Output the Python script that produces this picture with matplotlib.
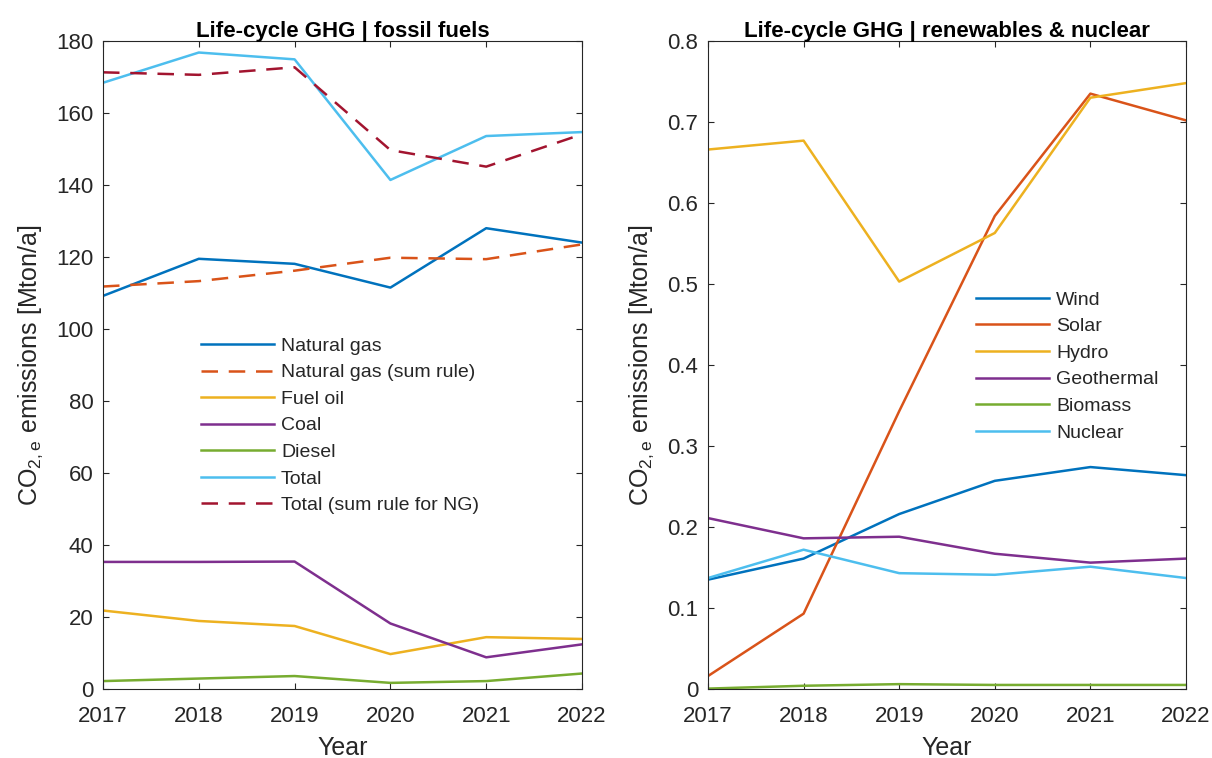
import matplotlib
matplotlib.use("Agg")
import matplotlib.pyplot as plt

plt.rcParams['font.family'] = ['Liberation Sans', 'DejaVu Sans']
plt.rcParams['mathtext.default'] = 'regular'

years = [2017, 2018, 2019, 2020, 2021, 2022]

# Fossil fuels [Mton/a]
natural_gas = [109.2, 119.5, 118.1, 111.5, 128.0, 124.0]
natural_gas_sum = [111.8, 113.3, 116.2, 119.8, 119.4, 123.5]
fuel_oil = [21.8, 18.9, 17.5, 9.7, 14.4, 13.9]
coal = [35.3, 35.3, 35.4, 18.2, 8.8, 12.4]
diesel = [2.2, 2.9, 3.6, 1.7, 2.2, 4.3]
total = [168.4, 176.8, 174.9, 141.4, 153.6, 154.7]
total_sum = [171.3, 170.6, 172.7, 149.7, 145.1, 154.1]

# Renewables & nuclear [Mton/a]
wind = [0.135, 0.161, 0.216, 0.257, 0.274, 0.264]
solar = [0.016, 0.093, 0.343, 0.584, 0.735, 0.702]
hydro = [0.666, 0.677, 0.503, 0.563, 0.730, 0.748]
geothermal = [0.211, 0.186, 0.188, 0.167, 0.156, 0.161]
biomass = [0.0005, 0.004, 0.006, 0.005, 0.005, 0.005]
nuclear = [0.137, 0.172, 0.143, 0.141, 0.151, 0.137]

C = ['#0072BD', '#D95319', '#EDB120', '#7E2F8E', '#77AC30', '#4DBEEE', '#A2142F']
AX = '#262626'

fig = plt.figure(figsize=(12.12, 7.58), dpi=100)
ax1 = fig.add_axes([103 / 1212, 69 / 758, 479 / 1212, 648 / 758])
ax2 = fig.add_axes([708 / 1212, 69 / 758, 478 / 1212, 648 / 758])

lw = 1.8
dash = (0, (6.6, 4.3))
ax1.plot(years, natural_gas, color=C[0], lw=lw, label='Natural gas')
ax1.plot(years, natural_gas_sum, color=C[1], lw=lw, linestyle=dash, label='Natural gas (sum rule)')
ax1.plot(years, fuel_oil, color=C[2], lw=lw, label='Fuel oil')
ax1.plot(years, coal, color=C[3], lw=lw, label='Coal')
ax1.plot(years, diesel, color=C[4], lw=lw, label='Diesel')
ax1.plot(years, total, color=C[5], lw=lw, label='Total')
ax1.plot(years, total_sum, color=C[6], lw=lw, linestyle=dash, label='Total (sum rule for NG)')

ax2.plot(years, wind, color=C[0], lw=lw, label='Wind')
ax2.plot(years, solar, color=C[1], lw=lw, label='Solar')
ax2.plot(years, hydro, color=C[2], lw=lw, label='Hydro')
ax2.plot(years, geothermal, color=C[3], lw=lw, label='Geothermal')
ax2.plot(years, biomass, color=C[4], lw=lw, label='Biomass')
ax2.plot(years, nuclear, color=C[5], lw=lw, label='Nuclear')

ax1.set_ylim(0, 180)
ax1.set_yticks(range(0, 181, 20))
ax2.set_ylim(0, 0.8)
ax2.set_yticks([0, 0.1, 0.2, 0.3, 0.4, 0.5, 0.6, 0.7, 0.8])
ax2.set_yticklabels(['0', '0.1', '0.2', '0.3', '0.4', '0.5', '0.6', '0.7', '0.8'])

titles = ['Life-cycle GHG | fossil fuels', 'Life-cycle GHG | renewables & nuclear']
for ax, t in zip([ax1, ax2], titles):
    ax.set_xlim(2017, 2022)
    ax.set_xticks(years)
    ax.set_xticklabels([str(y) for y in years])
    ax.tick_params(direction='in', length=4.3, width=0.8, colors=AX, labelsize=16,
                   top=True, right=True)
    ax.tick_params(axis='x', pad=12)
    ax.tick_params(axis='y', pad=7)
    for s in ax.spines.values():
        s.set_color(AX)
        s.set_linewidth(0.8)
    ax.set_xlabel('Year', fontsize=18, color=AX, labelpad=7)
    ax.set_ylabel(r'CO$_{\mathregular{2,e}}$ emissions [Mton/a]', fontsize=18, color=AX, labelpad=8)
    ax.set_title(t, fontsize=16, fontweight='bold', color='black', pad=3)

leg_kw = dict(frameon=False, fontsize=14, handlelength=3.76, handletextpad=0.36,
              labelspacing=0.46, labelcolor=AX)
ax1.legend(loc='upper left', bbox_to_anchor=(0.168, 0.570), **leg_kw)
ax2.legend(loc='upper left', bbox_to_anchor=(0.524, 0.641), **leg_kw)

fig.savefig('out.png', dpi=100, facecolor='white')
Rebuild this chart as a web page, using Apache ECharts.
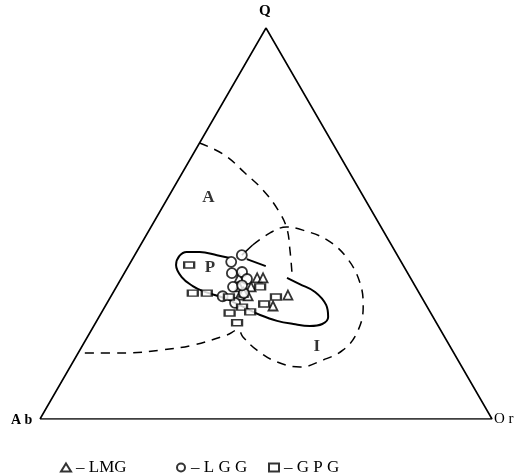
<!DOCTYPE html>
<html><head><meta charset="utf-8">
<script src="https://cdn.jsdelivr.net/npm/echarts@6/dist/echarts.min.js"></script>
<style>html,body{margin:0;padding:0;background:#fff}#c{width:526px;height:476px}</style>
</head><body><div id="c"></div>
<script>
// Ternary data: each point is [Q, Or] in percent (Ab = 100 - Q - Or)
const vertexNames = ['Q', 'A b', 'O r'];
const frame = [[0, 0], [0, 100], [100, 0], [0, 0]];
const lmg = [[36.1,26.0],[36.1,30.0],[36.1,31.3],[33.8,29.8],[31.7,28.4],[31.5,30.3],[28.9,37.1],[31.7,39.0],[33.8,27.2],[32.4,28.8]];
const lgg = [[40.2,22.2],[41.9,23.7],[37.3,23.8],[37.6,25.9],[35.8,27.9],[33.8,25.8],[32.2,29.0],[29.7,28.3],[34.2,27.6],[31.4,24.7]];
const gpg = [[39.4,13.3],[32.2,17.7],[32.2,20.8],[33.8,31.8],[31.2,26.2],[28.6,30.4],[27.1,28.4],[27.4,32.8],[24.6,31.3],[29.4,34.9],[31.2,36.6]];
// field boundaries
const boundaryA = [[70.6,0],[67.5,7.1],[62.9,13.9],[58.6,20.0],[53.5,25.9],[48.8,30.2],[43.2,33.7],[37.3,37.1]];
const boundaryI = [[44.5,24.8],[47.6,27.1],[49.1,30.0],[48.3,34.0],[45.8,40.6],[41.2,47.3],[34.8,53.4],[28.6,57.2],[22.0,59.1],[17.6,58.2],[15.1,55.1],[13.3,50.9],[14.6,45.1],[17.6,39.2],[21.0,34.4],[22.8,32.4],[21.5,30.6],[18.9,24.4],[17.6,17.7],[16.9,10.8],[16.9,0]];
const curveP = [[41.2,21.4],[41.9,18.2],[42.7,14.0],[42.7,11.1],[41.7,10.0],[39.4,10.4],[36.3,13.2],[34.0,16.8],[32.7,19.7],[31.7,22.8],[30.9,25.4],[29.7,28.3],[28.1,31.9],[26.6,35.4],[25.1,39.9],[24.3,43.9],[23.8,47.8],[24.3,50.3],[26.1,50.7],[29.2,48.7],[32.5,44.6],[34.5,40.2],[36.1,36.6]];
const segP2 = [[40.9,25.3],[39.1,30.4]];
const tick = [[41.9,23.7],[44.5,24.8]];
const fieldLabels = [['A',[56.5,9.0]],['P',[38.6,18.3]],['I',[18.5,52.0]]];
const legendItems = [['LMG','– LMG','triangle',55],['LGG','– L G G','circle',171],['GPG','– G P G','rect',263]];

const S3 = Math.sqrt(3) / 2;
function xy(p) { const q = p[0] / 100, o = p[1] / 100; return [o + q / 2, q * S3]; }
const serif = '"Liberation Serif","DejaVu Serif",serif';

const chart = echarts.init(document.getElementById('c'));
function lineS(pts, type, w, smooth) {
  return { type: 'line', data: pts.map(xy), symbol: 'none', smooth: smooth, silent: true,
    lineStyle: { color: '#000', width: w, type: type }, z: 1 };
}
const mk = { color: '#fff', borderColor: '#000', borderWidth: 1.8 };
chart.setOption({
  animation: false,
  grid: { left: 40, top: 28, width: 452, height: 391, containLabel: false },
  xAxis: { type: 'value', min: 0, max: 1, show: false },
  yAxis: { type: 'value', min: 0, max: S3, show: false },
  legend: legendItems.map(it => ({
    left: it[3], top: 454, itemWidth: 10, itemHeight: 8, itemGap: 0,
    data: [{ name: it[0], icon: it[2] }],
    formatter: () => it[1],
    textStyle: { fontFamily: serif, fontSize: 17, color: '#000' }
  })),
  series: [
    lineS(frame, 'solid', 1.6, false),
    lineS(boundaryA, [9, 7], 1.5, 0.4),
    lineS(boundaryI, [9, 7], 1.5, 0.4),
    lineS(curveP, 'solid', 2, 0.4),
    lineS(segP2, 'solid', 1.8, false),
    lineS(tick, 'solid', 1.5, false),
    { name: 'LMG', type: 'scatter', data: lmg.map(xy), symbol: 'triangle', symbolSize: 9, itemStyle: mk, z: 3 },
    { name: 'LGG', type: 'scatter', data: lgg.map(xy), symbol: 'circle', symbolSize: 10, itemStyle: mk, z: 3 },
    { name: 'GPG', type: 'scatter', data: gpg.map(xy), symbol: 'rect', symbolSize: [10, 6], itemStyle: mk, z: 3 },
    { type: 'scatter', data: fieldLabels.map(f => ({ value: xy(f[1]), name: f[0] })), symbolSize: 2, silent: true,
      itemStyle: { color: 'rgba(0,0,0,0)' }, z: 4,
      label: { show: true, position: 'inside', formatter: '{b}', fontFamily: serif, fontWeight: 'bold', fontSize: 17, color: '#000' } }
  ],
  graphic: [
    { type: 'text', left: 259, top: 4, style: { text: vertexNames[0], font: 'bold 15px ' + serif, fill: '#000' } },
    { type: 'text', left: 11, top: 413, style: { text: vertexNames[1], font: 'bold 14px ' + serif, fill: '#000' } },
    { type: 'text', left: 494, top: 412, style: { text: vertexNames[2], font: '15px ' + serif, fill: '#000' } }
  ]
});
</script></body></html>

To be done =>
Write out each line of the listing above, exactly, from its first line to the line holding "ax2 = fig.add_axes([708", inclusive. Skip the pictures.

The response =>
Output the Python script that produces this picture with matplotlib.
import matplotlib
matplotlib.use("Agg")
import matplotlib.pyplot as plt

plt.rcParams['font.family'] = ['Liberation Sans', 'DejaVu Sans']
plt.rcParams['mathtext.default'] = 'regular'

years = [2017, 2018, 2019, 2020, 2021, 2022]

# Fossil fuels [Mton/a]
natural_gas = [109.2, 119.5, 118.1, 111.5, 128.0, 124.0]
natural_gas_sum = [111.8, 113.3, 116.2, 119.8, 119.4, 123.5]
fuel_oil = [21.8, 18.9, 17.5, 9.7, 14.4, 13.9]
coal = [35.3, 35.3, 35.4, 18.2, 8.8, 12.4]
diesel = [2.2, 2.9, 3.6, 1.7, 2.2, 4.3]
total = [168.4, 176.8, 174.9, 141.4, 153.6, 154.7]
total_sum = [171.3, 170.6, 172.7, 149.7, 145.1, 154.1]

# Renewables & nuclear [Mton/a]
wind = [0.135, 0.161, 0.216, 0.257, 0.274, 0.264]
solar = [0.016, 0.093, 0.343, 0.584, 0.735, 0.702]
hydro = [0.666, 0.677, 0.503, 0.563, 0.730, 0.748]
geothermal = [0.211, 0.186, 0.188, 0.167, 0.156, 0.161]
biomass = [0.0005, 0.004, 0.006, 0.005, 0.005, 0.005]
nuclear = [0.137, 0.172, 0.143, 0.141, 0.151, 0.137]

C = ['#0072BD', '#D95319', '#EDB120', '#7E2F8E', '#77AC30', '#4DBEEE', '#A2142F']
AX = '#262626'

fig = plt.figure(figsize=(12.12, 7.58), dpi=100)
ax1 = fig.add_axes([103 / 1212, 69 / 758, 479 / 1212, 648 / 758])
ax2 = fig.add_axes([708 / 1212, 69 / 758, 478 / 1212, 648 / 758])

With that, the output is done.